Hoekstra told the EU environment ministers in Luxembourg yesterday that ETS2 remained a cornerstone of the bloc’s ambitious climate neutrality goals.

The Brussels-created trade system for carbon emissions, intended to push consumers and companies to adopt greener practices, has sparked significant concern among member states and stakeholders. They are worried about rising costs for households and businesses, prompting 19 member states, led by the Czech Republic, to delay ETS2’s 2027 launch by three years.

Instead, Hoekstra outlined fixes to stabilise the system while preserving its climate objectives.

These include strengthening the Market Stability Reserve (MSR), a mechanism to adjust the supply of carbon permits to prevent sharp price swings and exploring front-loaded auctions of permits to generate early revenues for member states.

These funds, paired with the Social Climate Fund, aim to shield vulnerable households from higher heating and fuel costs.

“An orderly rollout is in everyone’s interest,” he stated, as reported by VRT NWS, emphasising the need for a predictable market to drive decarbonisation.

Earlier, European Commission President Ursula von der Leyen detailed her approach to EU leaders in a letter. She said Brussels seeks to address fears of “high and volatile CO2 prices” without diluting the policy’s core ambition of pricing emissions to incentivise “greener” alternatives such as heat pumps and electric vehicles.

“We need a transition that is fair and just, in which vulnerable families, SMEs and the regions most exposed to structural changes are particularly protected and supported,” said von der Leyen.

The EC will work, among other things, on a “more robust system for price stabilisation”, notably by strengthening the role of the so-called market stabilisation reserve.

As a cap-and-trade system, it sets a limit on emissions from buildings and road transport, allowing companies to buy and trade permits within that cap.

According to the EC, this is a market-driven approach and the body found it successful in the EU’s original Emissions Trading System (ETS1) for industry and power. That was despite the fact that the EU is struggling with much higher energy prices compared to the rest of the world.

But ETS2’s cap-and-trade system sets an emissions limit for buildings and transport, with firms trading permits in a market. This design, unlike a fixed carbon tax, guarantees price swings as supply and demand shift.

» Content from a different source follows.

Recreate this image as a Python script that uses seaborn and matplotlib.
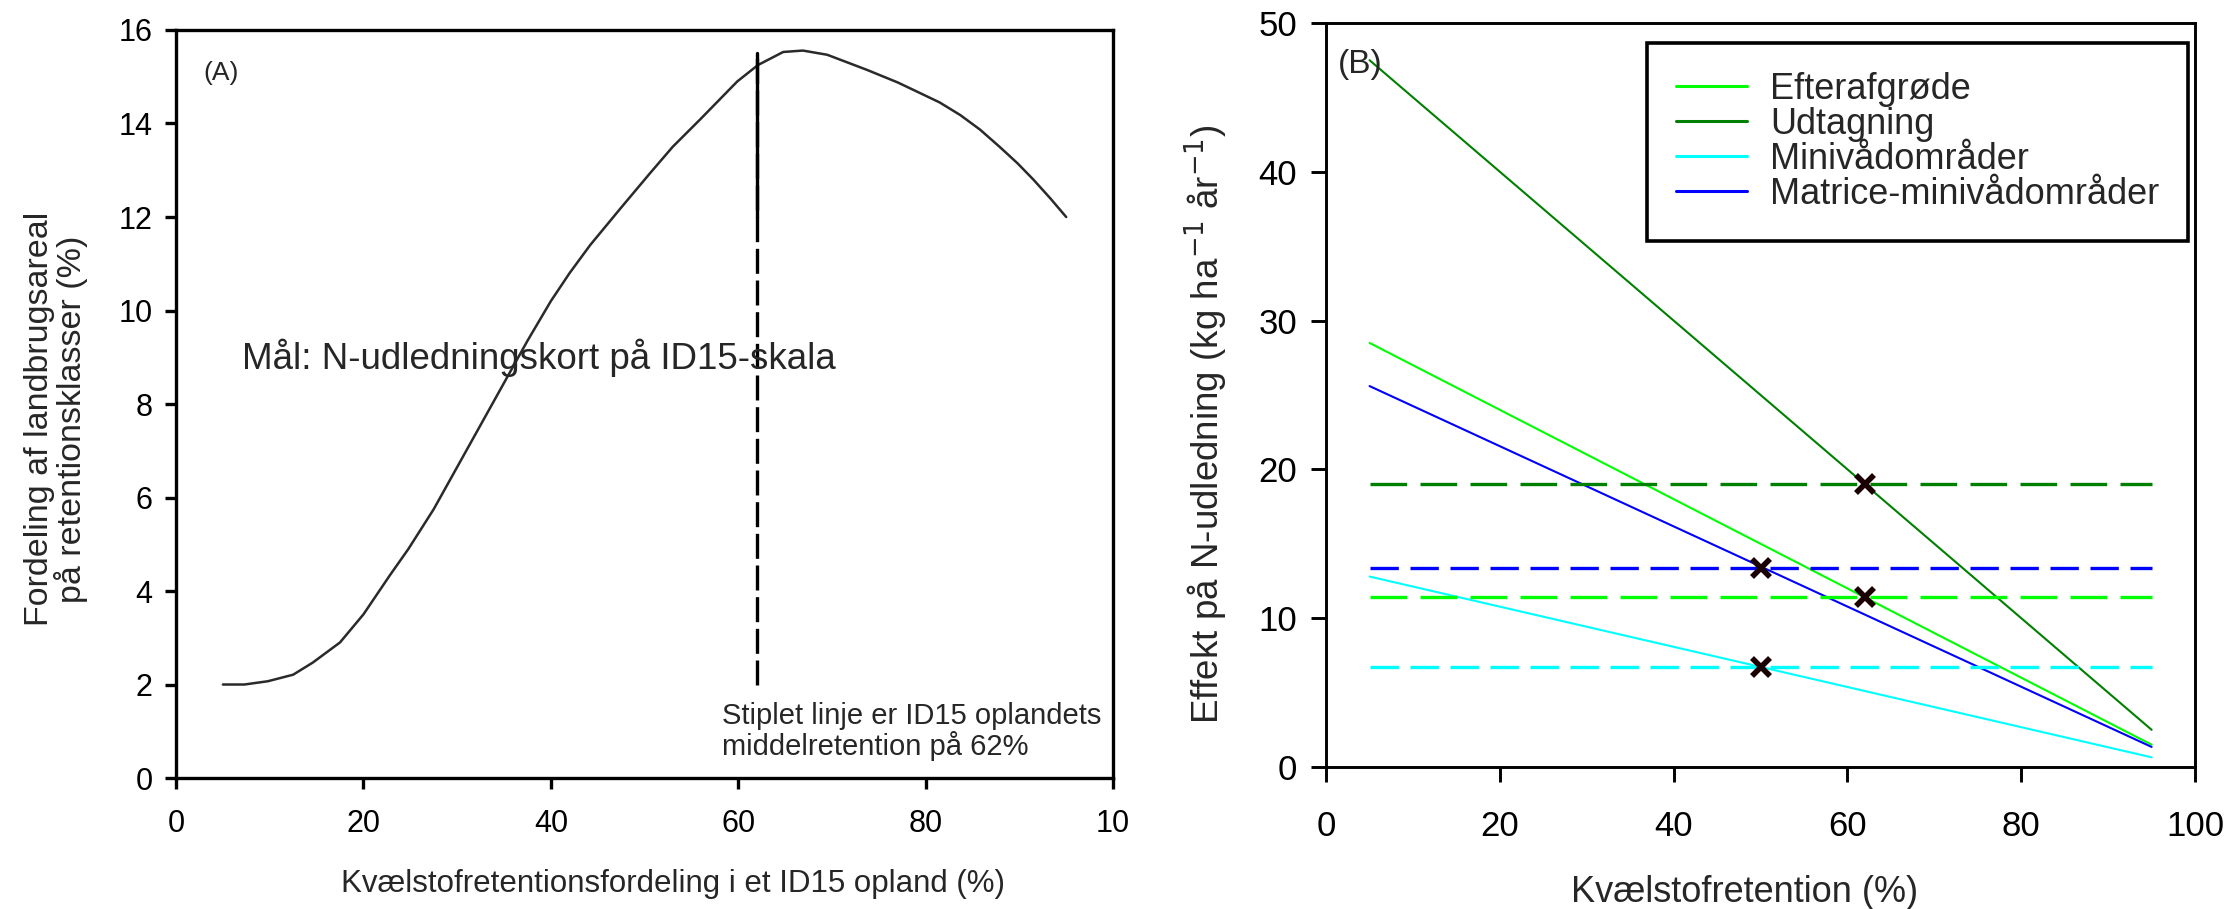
import matplotlib
matplotlib.use("Agg")
import matplotlib.pyplot as plt
import pandas as pd
import seaborn as sns

# (A) share of agricultural area per retention class
retention_a = [5, 7.3, 9.8, 12.5, 14.6, 17.5, 20, 22.8, 24.8, 27.5, 30, 32.5,
               35, 37.5, 40, 42, 44.2, 47.5, 50.6, 53, 55.9, 59.9, 62.1, 64.8,
               66.9, 69.5, 73.7, 77, 79.1, 81.5, 83.7, 85.8, 87.9, 89.8, 91.5,
               93.3, 95]
share_a = [2.0, 2.0, 2.07, 2.21, 2.47, 2.9, 3.5, 4.33, 4.9, 5.75, 6.65, 7.55,
           8.45, 9.35, 10.2, 10.8, 11.4, 12.2, 12.94, 13.5, 14.08, 14.9, 15.25,
           15.53, 15.56, 15.47, 15.15, 14.88, 14.68, 14.45, 14.18, 13.87, 13.5,
           13.15, 12.8, 12.4, 12.0]
mean_retention = 62
mean_line_span = [2.0, 15.5]

# (B) effect of measures on N-leaching
measures = ["Efterafgrøde", "Udtagning", "Minivådområder", "Matrice-minivådområder"]
colors = ["#00ff00", "#008000", "#00ffff", "#0000ff"]
line_x = [5, 95]
line_start = [28.5, 47.5, 12.8, 25.6]
line_end = [1.5, 2.5, 0.65, 1.35]
target_level = [11.4, 19.0, 6.7, 13.4]
target_x = [62, 62, 50, 50]

sns.set_theme(style="ticks")
plt.rcParams["font.family"] = ["Liberation Sans", "DejaVu Sans"]
plt.rcParams["xtick.color"] = "black"
plt.rcParams["ytick.color"] = "black"
plt.rcParams["axes.edgecolor"] = "black"

fig = plt.figure(figsize=(22.31, 9.09), dpi=100)
ax1 = fig.add_axes([0.0789, 0.1441, 0.42, 0.8229])
ax2 = fig.add_axes([0.5944, 0.1562, 0.3895, 0.8185])

# ---- panel A ----
df_a = pd.DataFrame({"retention": retention_a, "share": share_a})
sns.lineplot(data=df_a, x="retention", y="share", ax=ax1, color="#2a2a2a", lw=1.8)
ax1.plot([mean_retention] * 2, mean_line_span, color="black", lw=2.4,
         dashes=(7.5, 2))
ax1.plot([mean_retention] * 2, [12.0, mean_line_span[1]], color="black", lw=2.4)
ax1.set_xlim(0, 100)
ax1.set_ylim(0, 16)
ax1.set_xticks([0, 20, 40, 60, 80, 100])
ax1.set_xticklabels(["0", "20", "40", "60", "80", "10"])
ax1.set_yticks(range(0, 17, 2))
for sp in ax1.spines.values():
    sp.set_linewidth(2.4)
ax1.tick_params(axis="both", length=8, width=2.4, labelsize=22)
ax1.tick_params(axis="x", pad=14)
ax1.tick_params(axis="y", pad=9)
ax1.set_xlabel("Kvælstofretentionsfordeling i et ID15 opland (%)", fontsize=22.5)
ax1.xaxis.label.set_va("center")
ax1.xaxis.set_label_coords(0.53, -0.142)
ax1.set_ylabel("Fordeling af landbrugsareal\npå retentionsklasser (%)",
               fontsize=24.5, linespacing=0.95)
ax1.yaxis.label.set_va("center")
ax1.yaxis.set_label_coords(-0.128, 0.48)
ax1.text(2.9, 15.08, "(A)", fontsize=19, va="center")
ax1.text(7.0, 8.98, "Mål: N-udledningskort på ID15-skala", fontsize=26.5,
         va="center")
ax1.text(58.3, 1.0, "Stiplet linje er ID15 oplandets\nmiddelretention på 62%",
         fontsize=21, va="center", linespacing=1.05)

# ---- panel B ----
rows = []
for name, s, e in zip(measures, line_start, line_end):
    rows.append({"measure": name, "x": line_x[0], "y": s})
    rows.append({"measure": name, "x": line_x[1], "y": e})
df_b = pd.DataFrame(rows)
sns.lineplot(data=df_b, x="x", y="y", hue="measure", palette=colors,
             hue_order=measures, ax=ax2, lw=1.5, legend=False)

for name, col, lvl, tx in zip(measures, colors, target_level, target_x):
    dash = (11, 4) if name in ("Udtagning", "Efterafgrøde") else (8.5, 3.5)
    ax2.plot(line_x, [lvl, lvl], color=col, lw=2.4, dashes=dash)
    ax2.plot([tx], [lvl], marker="x", color="#1a0000", ms=13, mew=4,
             zorder=5)

handles = [plt.Line2D([], [], color=c, lw=2.2) for c in colors]
leg = ax2.legend(handles, measures, loc="upper right", fontsize=26,
                 frameon=True, fancybox=False, borderpad=0.8,
                 borderaxespad=0, handlelength=1.97, handletextpad=0.64,
                 labelspacing=0.0, bbox_to_anchor=(0.992, 0.973))
leg.get_frame().set_edgecolor("black")
leg.get_frame().set_linewidth(2.6)
leg.get_frame().set_alpha(1)

ax2.set_xlim(0, 100)
ax2.set_ylim(0, 50)
ax2.set_xticks(range(0, 101, 20))
ax2.set_yticks(range(0, 51, 10))
for sp in ax2.spines.values():
    sp.set_linewidth(2.1)
ax2.tick_params(axis="both", length=11, width=2.1, labelsize=25)
ax2.tick_params(axis="x", pad=20)
ax2.tick_params(axis="y", pad=10)
ax2.set_xlabel("Kvælstofretention (%)", fontsize=26)
ax2.xaxis.label.set_va("center")
ax2.xaxis.set_label_coords(0.481, -0.169)
ax2.set_ylabel("Effekt på N-udledning (kg ha$^{-1}$ år$^{-1}$)", fontsize=26.5)
ax2.yaxis.label.set_va("center")
ax2.yaxis.set_label_coords(-0.138, 0.461)
ax2.text(1.4, 47.2, "(B)", fontsize=24, va="center")

fig.savefig("out.png", dpi=100)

Its application to consumer-sensitive sectors amplifies the stake because, unlike ETS1, where costs are largely absorbed by industries, ETS2 directly impacts households through heating bills and fuel prices, a politically charged arena.

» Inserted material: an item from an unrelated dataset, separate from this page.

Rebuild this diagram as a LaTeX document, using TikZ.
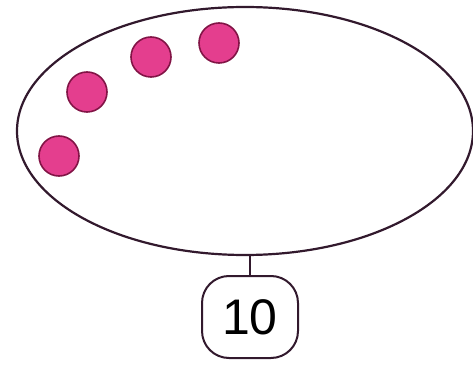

The lack of historical data for ETS2’s new sectors makes price swings more likely, as markets may overreact to early signals.

External factors, such as energy price spikes or geopolitical disruptions further exacerbate this uncertainty, experts said, indirectly tied to broader EU energy policies but not entirely within its control.

The EC’s own projections suggest ETS2 could add €10 to €20 per tonne of CO2 to fuel and heating costs, potentially translating to hundreds of euros annually for households, especially in colder or less affluent member states.

BloombergNEF projects that, under the new system, the cost of emitting carbon dioxide could rise to €149 per tonne by 2029, more than 80 per cent higher than the current EU emissions price for power plants and industrial sectors.

One study in April in Belgium even put the additional cost up to €650 for people who do not adjust their energy consumption.

According to the Dutch Government, SMEs may have to pay between €450 and €1,000 on the system.

Critics, such as Czech opposition figures, argue that without a fixed price cap, these costs could spiral, hitting consumers hardest.

Industries, too, worry about competitiveness, especially if ETS2 drives up transport costs.

Environmentalists, meanwhile, see the 2027 timeline as non-negotiable to meet the EU’s 55 per cent emissions reduction target by 2030. Any delay, they argue, would undermine the Green Deal’s credibility.

The EU’s goal of climate neutrality by 2050 led to the creation of the ETS under former climate czar Frans Timmermans.

He also championed deforestation regulation and the ban on combustion engines, measures that likewise have drawn heavy criticism for triggering sharp price spikes across multiple sectors.